The Burlington Coat Factory controversy in Manhattan has proven one thing for sure: that Civil Rights are a myth, that many Americans are as prejudiced and closed-minded as they were in the 40s, in the 60s, since forever.
Supposedly one could argue that this is about crowd psychology, but the fact that a crowd of protesters turned on a bystander because he looked different from them and began harassing him makes me sick. Absolutely sick. We can attribute this to the increasing radicalization of the “American Right” but there are so many others at fault. There is no question in my mind that the primary perpetrator of this discrimination is the overwhelming ignorance and sensationalistic attitudes of so many Americans. But it is also the fault of the “leftist” media for exploiting what they see as absurdity and, often, humor and giving these “radicals” air time, lending credulous credence to their off-the-deep-end views.
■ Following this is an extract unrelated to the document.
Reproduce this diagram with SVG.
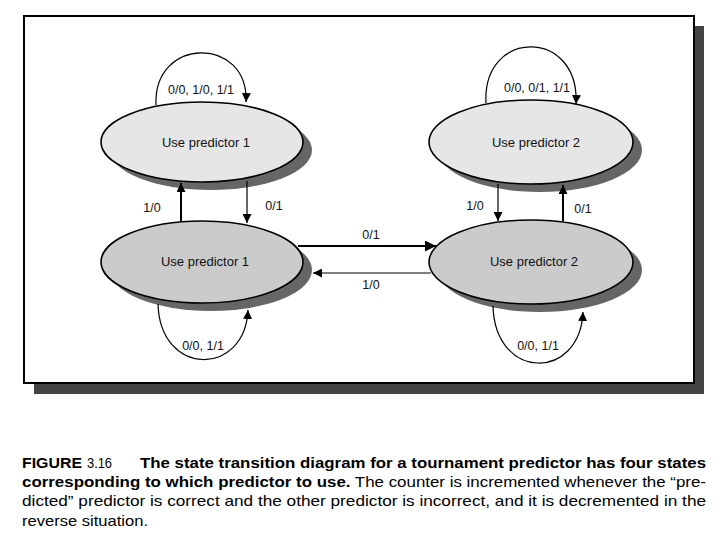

I am beginning to fear that I am one of a small group of people who believes it is important to learn about something before taking an active stance on it. Do these people even know what Sharia is? Who Hamas is and what it does? Do they know what a mosque is for? Maybe that’s not giving them enough credit. Certainly some of them are probably well-informed and have come to this position legitimately. But based on their attitudes, what they say, how they treat this issue, it seems that this is not the case for most.
I am saddened, I am ashamed, and I am scared.